À ces multiples projets, nous tenons à en ajouter un autre ci-dessous, en provenance de la première période de la genèse de ce programme effectué à Barcelone. On ne parlait pas encore de la W44 mais bien de la W89. Son auteur Markus Haub « était l’un des designers de Barcelone » se souvient Patrick le Quément, « et il a passé un peu de temps également à Guyancourt. Il a quitté ce travail pour devenir un artiste dont j’apprécie ses tableaux. Je lui en ai d’ailleurs acheté un certain nombre ! » Markus explique d’ailleurs que ce projet est le premier sur lequel il a travaillé en 2000 dans le studio espagnol, avec une maquette à l’échelle 1/1, avant que ce programme ne se transforme en X44.

Et cette fameuse – belle – maquette de François Leboine qui aurait dû remporter tous les suffrages ? Il n’en existe visiblement plus de trace, malheureusement. Seulement ces croquis publiés aujourd’hui. Lors d’une interview pour LIGNES/auto, nous avions recueillis le sentiment de François après la non-sélection de son projet. « Ce que l’on ressent est proportionnel au temps passé sur le projet. La déception est proportionnelle à l’engagement. Et l’engagement, c’est du temps. Plus le temps passe, plus la maquette évolue, plus on approche de la phase de série et du Graal de voir son véhicule rouler un jour dans la rue, plus la déception est forte de ne pas avoir été retenu ! Alors oui, clairement, ce soir-là, je suis rentré de mauvaise humeur ! »

« Mais le designer travaille sa capacité à rebondir. C’est un peu comme chuter la première fois à moto, si on ne remonte pas très vite dessus, il y a peu de chance qu’on y remonte très rassuré plus tard… » Pour se ressourcer, François Leboine rejoint alors… le studio de design de Barcelone en avril 2007. Il crée là-bas un programme de mobilité urbaine avant-gardiste avec un panel de véhicules, du scooter à la voiture quatre places.

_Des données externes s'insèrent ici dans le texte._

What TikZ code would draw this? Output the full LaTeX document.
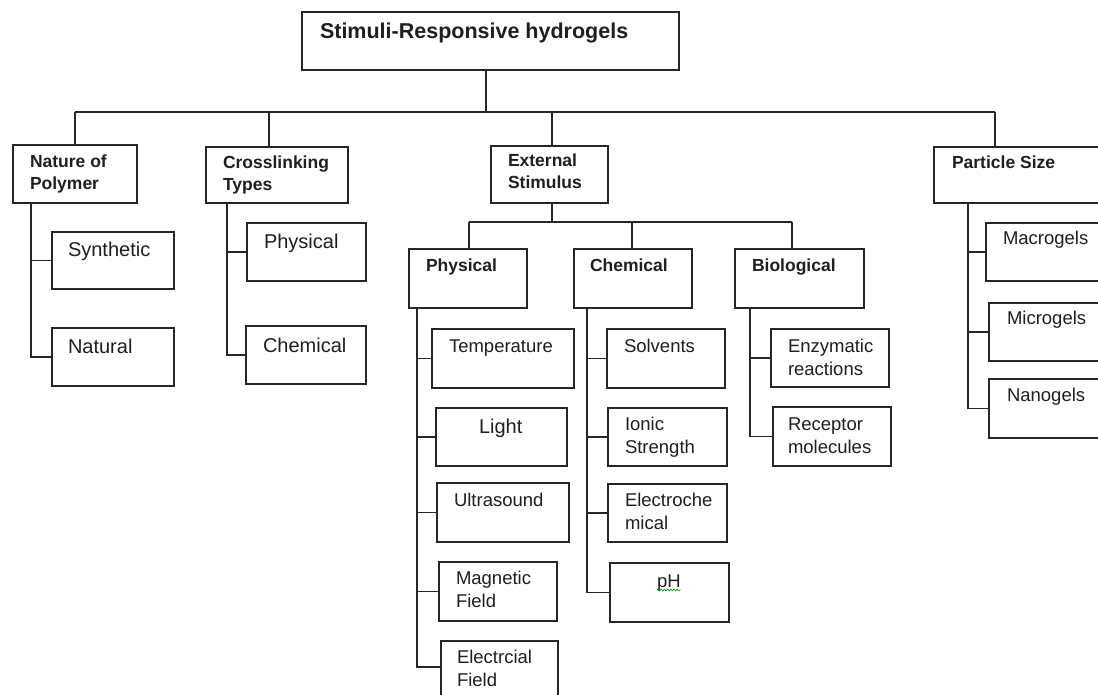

François Leboine, Patrick le Charpy et Eric Diemert.

« Dans ces projets » se souvient François, « il y a la voiture qui porte les gènes de Twizy. En septembre, on reprend le projet et je m’occupe de la proposition deux places, quatre roues (il existait alors une proposition une place à trois roues). On part sur ce thème avec un maquettiste et Éric Diemert. On développe l’ergonomie avec des blocs de mousse, on imagine le châssis, on relève la courbure de pare-brise sur un scooter BMW C1. On allait bien au-delà des connaissances strictement automobiles. » Une autre histoire vouée à une mobilité urbaine intelligente débute alors qui a trouvé, avec la Mobilize Duo ci-dessous, une héritière bien dans son temps. Quant à François Leboine, il est aujourd’hui à la tête du design de Fiat. Vous pouvez (re)lire son interview ici : https://lignesauto.fr/?p=41145

Quant à la Twingo 4 – dont on découvre l’intérieur ci-dessous – en réinterprétant le concept de la Twingo de 1992, elle possède déjà une jolie carte dans son jeu. Suffisant pour s’ouvrir les portes d’un véritable succès ? Aujourd’hui, c’est avant-tout une question de prix. Avec 20 000 € affichés, cette nouvelle génération tient-elle un second atout imparable dans ses mains ?

La commande de signal de détresse se trouve encapsulée dans une gélule translucide au milieu du bandeau de la planche de bord, évoquant le “nez de clown” de la 1ère génération. Ci-dessous, la banquette redevient coulissante !

BONUS : LA TWINGO EN DATES

TWINGO 1 : première maquette : W60 de Jean-Pierre Ploué – 1988, profondément modifiée avec élargissement et gain en gabarit ci-dessous. Présentation : salon de Paris 1992. Véhicule trois portes.

TWINGO 2 : premiers dessins (ci-dessous designer Mark Haub) : W89 – 1999, puis changement d’appellation du programme en X44. Présentation : salon de Genève 2007. Véhicule trois portes.

TWINGO 3 : Annoncé par les deux concept-cars Twin’Z et Twin Run ci-dessous en 2013. Plateforme Mercedes/Smart à moteur arrière. Présentation : 2014. Véhicule quatre portes.

TWINGO 4 : annonce le 15 novembre 2023 de la renaissance de la Twingo avec le concept Twingo Legend ci-dessous. Révélation du modèle de série : 6 novembre 2025. Commercialisation en 2026. Véhicule quatre portes.